Hoje, o Brasil não é mais um país de custo de vida baixo. Os imóveis também são
relativamente mais inacessíveis do que eram na década de 1980, tanto para
compra quanto para aluguel. Por outro lado, o consumo é hoje muito mais
globalizado, assim como a noção de mundo e de comparações é mais clara, e presente.

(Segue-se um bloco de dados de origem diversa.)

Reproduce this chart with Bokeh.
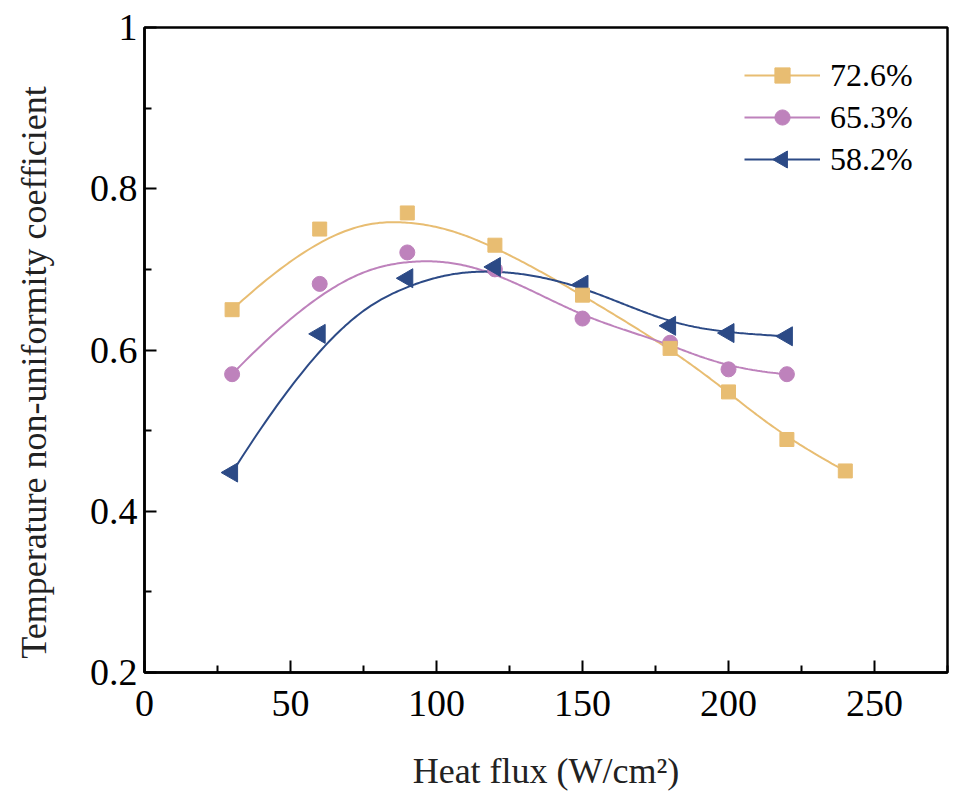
import numpy as np
from bokeh.plotting import figure
from bokeh.models import FixedTicker, CustomJSTickFormatter, Legend, LegendItem, Range1d
from bokeh.embed import file_html
from bokeh.resources import INLINE

# ---- data ----
heat_flux_a = [30, 60, 90, 120, 150, 180, 200, 220, 240]
coef_a = [0.650, 0.750, 0.770, 0.730, 0.668, 0.602, 0.548, 0.489, 0.450]

heat_flux_b = [30, 60, 90, 120, 150, 180, 200, 220]
coef_b = [0.570, 0.682, 0.721, 0.700, 0.639, 0.609, 0.576, 0.570]

heat_flux_c = [30, 60, 90, 120, 150, 180, 200, 220]
coef_c = [0.448, 0.620, 0.689, 0.703, 0.681, 0.630, 0.621, 0.617]

labels = ["72.6%", "65.3%", "58.2%"]
x_ticks = [0, 50, 100, 150, 200, 250]
x_minor = [25, 75, 125, 175, 225, 275]
y_ticks = [0.2, 0.4, 0.6, 0.8, 1.0]
y_minor = [0.3, 0.5, 0.7, 0.9]

FONT = "Liberation Serif"


def bspline(xs, ys, k=3, num=300):
    P = np.column_stack([np.asarray(xs, float), np.asarray(ys, float)])
    n = len(P)
    knots = np.concatenate([np.zeros(k + 1), np.arange(1, n - k), np.full(k + 1, n - k)]).astype(float)
    out = []
    for t in np.linspace(0, n - k, num):
        s = int(np.searchsorted(knots, t, side="right") - 1)
        s = min(s, n - 1)
        d = [P[j + s - k].copy() for j in range(k + 1)]
        for r in range(1, k + 1):
            for j in range(k, r - 1, -1):
                i = j + s - k
                denom = knots[j + 1 + s - r] - knots[i]
                alpha = (t - knots[i]) / denom if denom != 0 else 0.0
                d[j] = (1 - alpha) * d[j - 1] + alpha * d[j]
        out.append(d[k])
    out = np.array(out)
    return out[:, 0], out[:, 1]


FW, FH = 803, 645
p = figure(frame_width=FW, frame_height=FH, output_backend="svg", toolbar_location=None,
           x_range=Range1d(0, 275), y_range=Range1d(0.2, 1.0),
           min_border_left=144, min_border_right=8, min_border_top=27, min_border_bottom=125)
p.extra_x_ranges = {"px": Range1d(0, FW)}
p.extra_y_ranges = {"px": Range1d(0, FH)}

p.xgrid.visible = False
p.ygrid.visible = False
p.outline_line_color = "black"
p.outline_line_width = 2.5
p.background_fill_color = "white"
p.border_fill_color = "white"

gold = "#E8BD72"
pink = "#BE82BC"
navy = "#2C4A86"

# lines
xa, ya = bspline(heat_flux_a, coef_a)
xb, yb = bspline(heat_flux_b, coef_b)
xc, yc = bspline(heat_flux_c, coef_c)
la = p.line(xa, ya, line_color=gold, line_width=2)
lb = p.line(xb, yb, line_color=pink, line_width=2)
lc = p.line(xc, yc, line_color=navy, line_width=2)

sb = p.scatter(heat_flux_b, coef_b, marker="circle", size=15, fill_color=pink, line_color=pink)
sc = p.scatter(heat_flux_c, coef_c, marker="triangle", size=19, angle=np.pi / 2,
               fill_color=navy, line_color=navy)
sa = p.scatter(heat_flux_a, coef_a, marker="square", size=14, fill_color=gold, line_color=gold)

# axes
for ax in (p.xaxis[0], p.yaxis[0]):
    ax.axis_line_width = 2.5
    ax.axis_line_color = "black"
    ax.major_tick_in = 12
    ax.major_tick_out = 0
    ax.minor_tick_in = 7
    ax.minor_tick_out = 0
    ax.major_tick_line_width = 2
    ax.minor_tick_line_width = 2
    ax.major_label_text_font = FONT
    ax.major_label_text_font_size = "38px"
    ax.major_label_text_color = "black"
    ax.axis_label_text_font = FONT
    ax.axis_label_text_font_size = "36px"
    ax.axis_label_text_font_style = "normal"
    ax.axis_label_text_color = "#222222"

p.xaxis.ticker = FixedTicker(ticks=x_ticks, minor_ticks=x_minor)
p.yaxis.ticker = FixedTicker(ticks=y_ticks, minor_ticks=y_minor)
p.yaxis.formatter = CustomJSTickFormatter(code="return Math.abs(tick-1)<1e-9 ? '1' : tick.toFixed(1);")
p.xaxis.major_label_standoff = 18
p.yaxis.major_label_standoff = 7
p.xaxis.axis_label = "Heat flux (W/cm²)"
# trailing no-break spaces shift the rotated title slightly downward, as in the original
p.yaxis.axis_label = "Temperature non-uniformity coefficient" + "\u00a0" * 5
p.xaxis.axis_label_standoff = 32
p.yaxis.axis_label_standoff = 33

# legend layout (pixels, relative to frame)
LG_X, LG_TOP = 600, 29
ROW_H, ROW_SP, GLYPH_W = 38, 4, 76
LG_H = 3 * ROW_H + 2 * ROW_SP

legend = Legend(items=[
    LegendItem(label=labels[0], renderers=[la, sa]),
    LegendItem(label=labels[1], renderers=[lb, sb]),
    LegendItem(label=labels[2], renderers=[lc]),
], location=(LG_X, FH - LG_TOP - LG_H))
legend.label_text_font = FONT
legend.label_text_font_size = "32px"
legend.label_text_color = "black"
legend.glyph_width = GLYPH_W
legend.glyph_height = ROW_H
legend.label_height = ROW_H
legend.label_standoff = 10
legend.spacing = ROW_SP
legend.padding = 0
legend.margin = 0
legend.border_line_alpha = 0
legend.background_fill_alpha = 0
p.add_layout(legend, "center")

# left-pointing triangle key for the third legend entry (legend keys ignore marker angle)
key_x = LG_X + GLYPH_W / 2
key_y = FH - (LG_TOP + 2 * (ROW_H + ROW_SP) + ROW_H / 2)
p.scatter([key_x], [key_y], x_range_name="px", y_range_name="px", marker="triangle",
          size=17, angle=np.pi / 2, fill_color=navy, line_color=navy)

open("out.html", "w").write(file_html(p, INLINE))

O acesso a informações é muito mais amplo, assim como o padrão de consumo, mais
alto.
A menor
rigidez do mercado de trabalho traz um impacto por vezes não percebido nos
índices de desemprego formal, o que não significa que não acontecerá um achatamento
significativo. A migração de recursos humanos do CentroSul para o Centro- Oeste
e Nordeste também é uma alternativa, como aconteceu nos EUA em épocas de
recessão, porém limitada. No entanto, corre- se o risco de se sofrer um
seriíssimo processo de brain drain, que é a perda de uma geração de
profissionais, ou o subaproveitamento do capital humano de uma determinada
faixa etária mais jovem, por conta de uma situação prolongada de baixa
atratividade do mercado de trabalho, mesmo em pleno boom do empreendedorismo e
com empregos tecnológicos flexíveis. Esse tipo de fenômeno aconteceu na
Argentina na década passada, e vem acontecendo na Venezuela durante os últimos
cinco anos, especialmente. Os jovens mais aptos buscarão empregos em primeiro
lugar nos grandes centros do país e, em segundo lugar, no exterior, se tiverem
condições; os com menores condições competitivas, ou menor escolaridade,
estarão reféns do subemprego ou buscarão a informalidade.
É preciso
preparar- se para um período de resiliência, e até mesmo de estabilidade
emocional para se enfrentar um período mais difícil, talvez relativamente
longo. Que as experiências do passado e os avanços tecnológicos e
comportamentais do presente nos ajudem.